▶ [WHAT YOU HAVE TO DO] Repeat the listing that follows, character for character, minus the pictures.

begin

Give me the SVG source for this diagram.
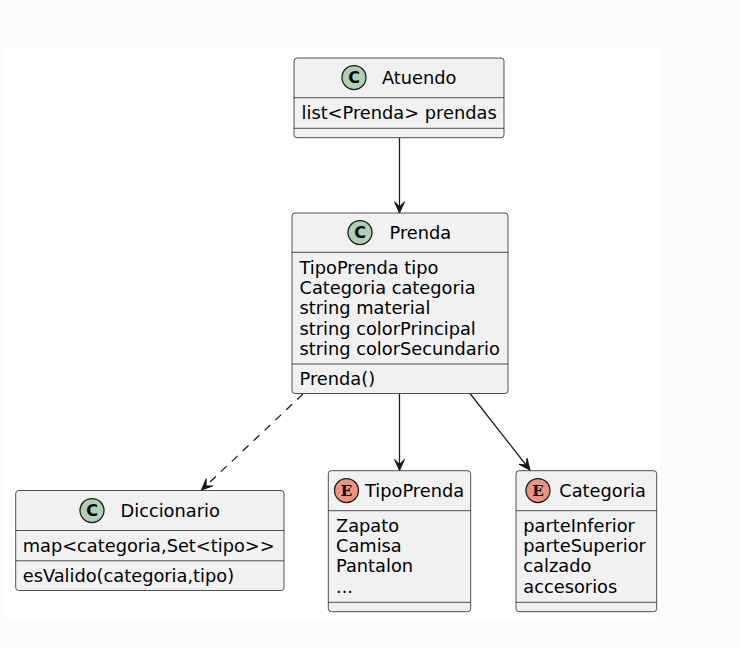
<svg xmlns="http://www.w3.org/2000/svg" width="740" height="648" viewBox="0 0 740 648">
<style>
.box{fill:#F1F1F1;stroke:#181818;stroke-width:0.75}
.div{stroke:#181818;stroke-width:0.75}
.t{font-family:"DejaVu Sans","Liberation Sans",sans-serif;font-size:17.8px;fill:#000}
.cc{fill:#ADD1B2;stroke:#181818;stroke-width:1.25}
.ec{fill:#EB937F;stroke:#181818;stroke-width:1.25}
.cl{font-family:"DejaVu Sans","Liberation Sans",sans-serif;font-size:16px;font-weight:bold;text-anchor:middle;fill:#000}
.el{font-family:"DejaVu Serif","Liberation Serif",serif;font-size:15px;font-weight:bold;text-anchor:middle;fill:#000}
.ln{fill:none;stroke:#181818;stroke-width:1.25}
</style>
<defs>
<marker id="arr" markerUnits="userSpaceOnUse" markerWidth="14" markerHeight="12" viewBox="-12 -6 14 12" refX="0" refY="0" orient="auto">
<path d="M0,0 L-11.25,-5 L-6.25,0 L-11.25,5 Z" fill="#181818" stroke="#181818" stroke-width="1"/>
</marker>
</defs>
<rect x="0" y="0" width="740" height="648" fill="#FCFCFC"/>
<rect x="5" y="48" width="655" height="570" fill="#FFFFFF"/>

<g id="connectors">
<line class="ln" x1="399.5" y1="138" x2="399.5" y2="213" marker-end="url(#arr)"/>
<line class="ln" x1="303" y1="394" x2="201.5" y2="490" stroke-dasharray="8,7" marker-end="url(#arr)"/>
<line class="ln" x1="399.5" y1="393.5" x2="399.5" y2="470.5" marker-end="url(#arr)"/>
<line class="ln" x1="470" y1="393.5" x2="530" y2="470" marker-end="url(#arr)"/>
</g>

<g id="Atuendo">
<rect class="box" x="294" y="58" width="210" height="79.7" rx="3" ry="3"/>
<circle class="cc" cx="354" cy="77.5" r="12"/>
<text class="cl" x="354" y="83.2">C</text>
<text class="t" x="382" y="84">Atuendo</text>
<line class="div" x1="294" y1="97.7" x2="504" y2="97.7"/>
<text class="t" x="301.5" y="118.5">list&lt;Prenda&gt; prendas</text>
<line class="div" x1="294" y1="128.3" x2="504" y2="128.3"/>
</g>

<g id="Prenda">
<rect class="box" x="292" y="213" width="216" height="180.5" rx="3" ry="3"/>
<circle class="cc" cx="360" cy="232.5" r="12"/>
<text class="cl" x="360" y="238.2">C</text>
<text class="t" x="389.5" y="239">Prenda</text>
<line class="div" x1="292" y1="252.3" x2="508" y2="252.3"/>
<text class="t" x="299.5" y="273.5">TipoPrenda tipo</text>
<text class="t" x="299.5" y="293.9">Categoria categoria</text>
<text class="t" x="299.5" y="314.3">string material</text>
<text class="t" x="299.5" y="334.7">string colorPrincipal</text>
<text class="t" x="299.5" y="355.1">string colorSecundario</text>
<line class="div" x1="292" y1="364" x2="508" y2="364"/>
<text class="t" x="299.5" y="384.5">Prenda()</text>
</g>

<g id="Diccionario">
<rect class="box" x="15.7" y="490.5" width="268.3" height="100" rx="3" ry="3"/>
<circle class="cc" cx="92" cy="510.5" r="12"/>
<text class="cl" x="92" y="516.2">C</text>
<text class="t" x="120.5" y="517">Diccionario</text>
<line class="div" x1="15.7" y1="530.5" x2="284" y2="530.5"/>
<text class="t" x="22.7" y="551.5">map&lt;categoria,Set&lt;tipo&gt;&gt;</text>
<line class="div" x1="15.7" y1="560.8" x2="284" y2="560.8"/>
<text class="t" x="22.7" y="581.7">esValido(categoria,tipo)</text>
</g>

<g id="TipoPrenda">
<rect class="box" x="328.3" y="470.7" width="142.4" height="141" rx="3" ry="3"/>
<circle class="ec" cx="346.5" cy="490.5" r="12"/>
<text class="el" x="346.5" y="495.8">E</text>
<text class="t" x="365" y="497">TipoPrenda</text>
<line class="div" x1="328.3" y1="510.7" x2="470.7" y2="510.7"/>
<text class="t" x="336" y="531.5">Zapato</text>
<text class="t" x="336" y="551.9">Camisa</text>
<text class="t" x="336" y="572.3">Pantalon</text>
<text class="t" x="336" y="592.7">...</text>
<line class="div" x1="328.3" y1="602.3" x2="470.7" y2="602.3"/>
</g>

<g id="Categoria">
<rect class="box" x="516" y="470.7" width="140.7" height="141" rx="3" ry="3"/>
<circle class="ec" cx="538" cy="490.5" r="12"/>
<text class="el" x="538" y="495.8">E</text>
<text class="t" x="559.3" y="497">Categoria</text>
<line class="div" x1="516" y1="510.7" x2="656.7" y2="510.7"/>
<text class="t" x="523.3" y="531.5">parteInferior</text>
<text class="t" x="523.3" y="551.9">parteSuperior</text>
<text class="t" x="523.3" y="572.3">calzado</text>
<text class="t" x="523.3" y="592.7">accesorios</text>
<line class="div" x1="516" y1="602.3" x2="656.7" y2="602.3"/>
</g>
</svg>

end

▶ [SOLUTION TO THIS EXERCISE]
Give me the SVG source for this diagram.
<svg xmlns="http://www.w3.org/2000/svg" width="740" height="648" viewBox="0 0 740 648">
<style>
.box{fill:#F1F1F1;stroke:#181818;stroke-width:0.75}
.div{stroke:#181818;stroke-width:0.75}
.t{font-family:"DejaVu Sans","Liberation Sans",sans-serif;font-size:17.8px;fill:#000}
.cc{fill:#ADD1B2;stroke:#181818;stroke-width:1.25}
.ec{fill:#EB937F;stroke:#181818;stroke-width:1.25}
.cl{font-family:"DejaVu Sans","Liberation Sans",sans-serif;font-size:16px;font-weight:bold;text-anchor:middle;fill:#000}
.el{font-family:"DejaVu Serif","Liberation Serif",serif;font-size:15px;font-weight:bold;text-anchor:middle;fill:#000}
.ln{fill:none;stroke:#181818;stroke-width:1.25}
</style>
<defs>
<marker id="arr" markerUnits="userSpaceOnUse" markerWidth="14" markerHeight="12" viewBox="-12 -6 14 12" refX="0" refY="0" orient="auto">
<path d="M0,0 L-11.25,-5 L-6.25,0 L-11.25,5 Z" fill="#181818" stroke="#181818" stroke-width="1"/>
</marker>
</defs>
<rect x="0" y="0" width="740" height="648" fill="#FCFCFC"/>
<rect x="5" y="48" width="655" height="570" fill="#FFFFFF"/>

<g id="connectors">
<line class="ln" x1="399.5" y1="138" x2="399.5" y2="213" marker-end="url(#arr)"/>
<line class="ln" x1="303" y1="394" x2="201.5" y2="490" stroke-dasharray="8,7" marker-end="url(#arr)"/>
<line class="ln" x1="399.5" y1="393.5" x2="399.5" y2="470.5" marker-end="url(#arr)"/>
<line class="ln" x1="470" y1="393.5" x2="530" y2="470" marker-end="url(#arr)"/>
</g>

<g id="Atuendo">
<rect class="box" x="294" y="58" width="210" height="79.7" rx="3" ry="3"/>
<circle class="cc" cx="354" cy="77.5" r="12"/>
<text class="cl" x="354" y="83.2">C</text>
<text class="t" x="382" y="84">Atuendo</text>
<line class="div" x1="294" y1="97.7" x2="504" y2="97.7"/>
<text class="t" x="301.5" y="118.5">list&lt;Prenda&gt; prendas</text>
<line class="div" x1="294" y1="128.3" x2="504" y2="128.3"/>
</g>

<g id="Prenda">
<rect class="box" x="292" y="213" width="216" height="180.5" rx="3" ry="3"/>
<circle class="cc" cx="360" cy="232.5" r="12"/>
<text class="cl" x="360" y="238.2">C</text>
<text class="t" x="389.5" y="239">Prenda</text>
<line class="div" x1="292" y1="252.3" x2="508" y2="252.3"/>
<text class="t" x="299.5" y="273.5">TipoPrenda tipo</text>
<text class="t" x="299.5" y="293.9">Categoria categoria</text>
<text class="t" x="299.5" y="314.3">string material</text>
<text class="t" x="299.5" y="334.7">string colorPrincipal</text>
<text class="t" x="299.5" y="355.1">string colorSecundario</text>
<line class="div" x1="292" y1="364" x2="508" y2="364"/>
<text class="t" x="299.5" y="384.5">Prenda()</text>
</g>

<g id="Diccionario">
<rect class="box" x="15.7" y="490.5" width="268.3" height="100" rx="3" ry="3"/>
<circle class="cc" cx="92" cy="510.5" r="12"/>
<text class="cl" x="92" y="516.2">C</text>
<text class="t" x="120.5" y="517">Diccionario</text>
<line class="div" x1="15.7" y1="530.5" x2="284" y2="530.5"/>
<text class="t" x="22.7" y="551.5">map&lt;categoria,Set&lt;tipo&gt;&gt;</text>
<line class="div" x1="15.7" y1="560.8" x2="284" y2="560.8"/>
<text class="t" x="22.7" y="581.7">esValido(categoria,tipo)</text>
</g>

<g id="TipoPrenda">
<rect class="box" x="328.3" y="470.7" width="142.4" height="141" rx="3" ry="3"/>
<circle class="ec" cx="346.5" cy="490.5" r="12"/>
<text class="el" x="346.5" y="495.8">E</text>
<text class="t" x="365" y="497">TipoPrenda</text>
<line class="div" x1="328.3" y1="510.7" x2="470.7" y2="510.7"/>
<text class="t" x="336" y="531.5">Zapato</text>
<text class="t" x="336" y="551.9">Camisa</text>
<text class="t" x="336" y="572.3">Pantalon</text>
<text class="t" x="336" y="592.7">...</text>
<line class="div" x1="328.3" y1="602.3" x2="470.7" y2="602.3"/>
</g>

<g id="Categoria">
<rect class="box" x="516" y="470.7" width="140.7" height="141" rx="3" ry="3"/>
<circle class="ec" cx="538" cy="490.5" r="12"/>
<text class="el" x="538" y="495.8">E</text>
<text class="t" x="559.3" y="497">Categoria</text>
<line class="div" x1="516" y1="510.7" x2="656.7" y2="510.7"/>
<text class="t" x="523.3" y="531.5">parteInferior</text>
<text class="t" x="523.3" y="551.9">parteSuperior</text>
<text class="t" x="523.3" y="572.3">calzado</text>
<text class="t" x="523.3" y="592.7">accesorios</text>
<line class="div" x1="516" y1="602.3" x2="656.7" y2="602.3"/>
</g>
</svg>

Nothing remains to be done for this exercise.